━━━━━ Recorded data ━━━━━

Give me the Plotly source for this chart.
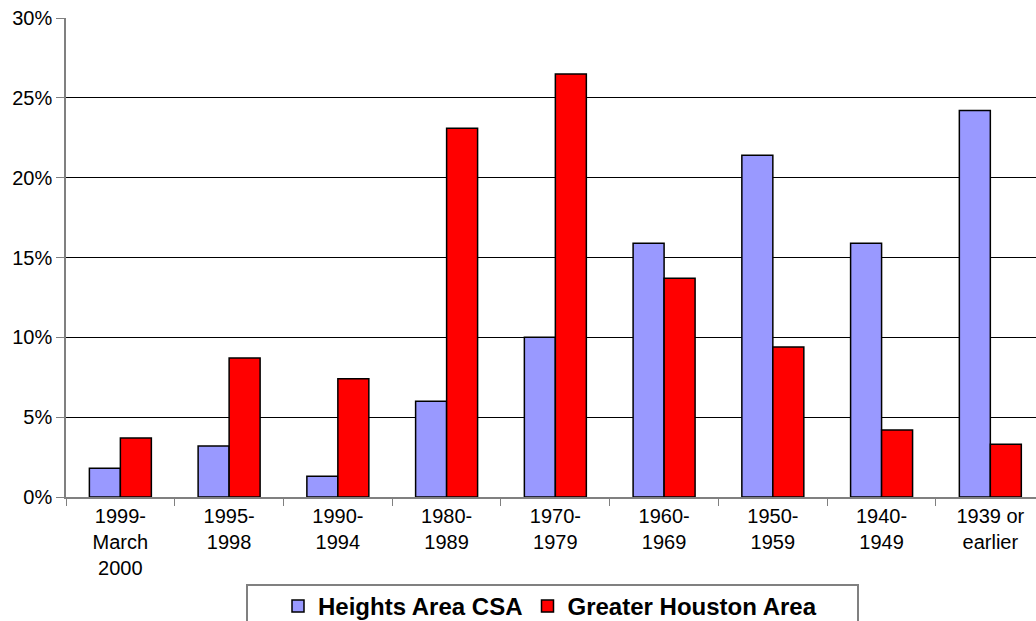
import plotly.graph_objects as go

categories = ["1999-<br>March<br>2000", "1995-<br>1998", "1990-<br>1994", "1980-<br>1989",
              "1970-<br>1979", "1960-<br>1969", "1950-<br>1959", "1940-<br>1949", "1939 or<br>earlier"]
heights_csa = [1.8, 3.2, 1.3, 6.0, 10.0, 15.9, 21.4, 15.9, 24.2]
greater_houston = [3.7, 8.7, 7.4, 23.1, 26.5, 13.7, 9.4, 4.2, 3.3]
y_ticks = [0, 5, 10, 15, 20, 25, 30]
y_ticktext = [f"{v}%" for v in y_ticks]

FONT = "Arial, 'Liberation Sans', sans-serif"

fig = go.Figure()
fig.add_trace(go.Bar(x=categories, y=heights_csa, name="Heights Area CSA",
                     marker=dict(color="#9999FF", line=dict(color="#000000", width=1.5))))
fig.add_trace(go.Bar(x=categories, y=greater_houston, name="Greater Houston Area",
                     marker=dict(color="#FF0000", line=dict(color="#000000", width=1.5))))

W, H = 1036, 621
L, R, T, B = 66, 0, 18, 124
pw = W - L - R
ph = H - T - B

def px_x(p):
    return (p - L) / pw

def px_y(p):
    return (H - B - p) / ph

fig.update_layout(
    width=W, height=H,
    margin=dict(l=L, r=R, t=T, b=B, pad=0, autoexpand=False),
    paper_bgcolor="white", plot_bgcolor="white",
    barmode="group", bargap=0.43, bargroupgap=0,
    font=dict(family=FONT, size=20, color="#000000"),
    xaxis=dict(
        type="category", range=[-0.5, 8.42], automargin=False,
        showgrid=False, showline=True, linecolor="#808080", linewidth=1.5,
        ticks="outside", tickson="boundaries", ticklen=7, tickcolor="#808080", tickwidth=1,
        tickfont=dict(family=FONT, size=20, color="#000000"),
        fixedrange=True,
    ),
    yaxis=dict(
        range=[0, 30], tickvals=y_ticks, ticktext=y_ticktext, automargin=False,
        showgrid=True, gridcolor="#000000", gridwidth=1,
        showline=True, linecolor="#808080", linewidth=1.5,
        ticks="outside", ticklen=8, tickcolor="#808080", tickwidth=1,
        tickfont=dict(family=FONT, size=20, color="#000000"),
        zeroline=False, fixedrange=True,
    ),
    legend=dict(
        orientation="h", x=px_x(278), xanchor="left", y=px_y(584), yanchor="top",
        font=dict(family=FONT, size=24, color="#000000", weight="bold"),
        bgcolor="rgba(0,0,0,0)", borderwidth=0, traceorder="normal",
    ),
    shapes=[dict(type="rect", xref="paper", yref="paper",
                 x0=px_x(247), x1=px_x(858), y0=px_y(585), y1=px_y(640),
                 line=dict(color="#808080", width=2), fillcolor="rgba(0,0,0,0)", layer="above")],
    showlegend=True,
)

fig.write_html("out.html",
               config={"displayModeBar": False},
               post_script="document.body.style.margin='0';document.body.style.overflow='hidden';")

━━━━━

Restate the material word for word from its first line through the line containing "return (H - B - p) / ph", both included; the pictures do not belong in it.

Answer to this task:
Give me the Plotly source for this chart.
import plotly.graph_objects as go

categories = ["1999-<br>March<br>2000", "1995-<br>1998", "1990-<br>1994", "1980-<br>1989",
              "1970-<br>1979", "1960-<br>1969", "1950-<br>1959", "1940-<br>1949", "1939 or<br>earlier"]
heights_csa = [1.8, 3.2, 1.3, 6.0, 10.0, 15.9, 21.4, 15.9, 24.2]
greater_houston = [3.7, 8.7, 7.4, 23.1, 26.5, 13.7, 9.4, 4.2, 3.3]
y_ticks = [0, 5, 10, 15, 20, 25, 30]
y_ticktext = [f"{v}%" for v in y_ticks]

FONT = "Arial, 'Liberation Sans', sans-serif"

fig = go.Figure()
fig.add_trace(go.Bar(x=categories, y=heights_csa, name="Heights Area CSA",
                     marker=dict(color="#9999FF", line=dict(color="#000000", width=1.5))))
fig.add_trace(go.Bar(x=categories, y=greater_houston, name="Greater Houston Area",
                     marker=dict(color="#FF0000", line=dict(color="#000000", width=1.5))))

W, H = 1036, 621
L, R, T, B = 66, 0, 18, 124
pw = W - L - R
ph = H - T - B

def px_x(p):
    return (p - L) / pw

def px_y(p):
    return (H - B - p) / ph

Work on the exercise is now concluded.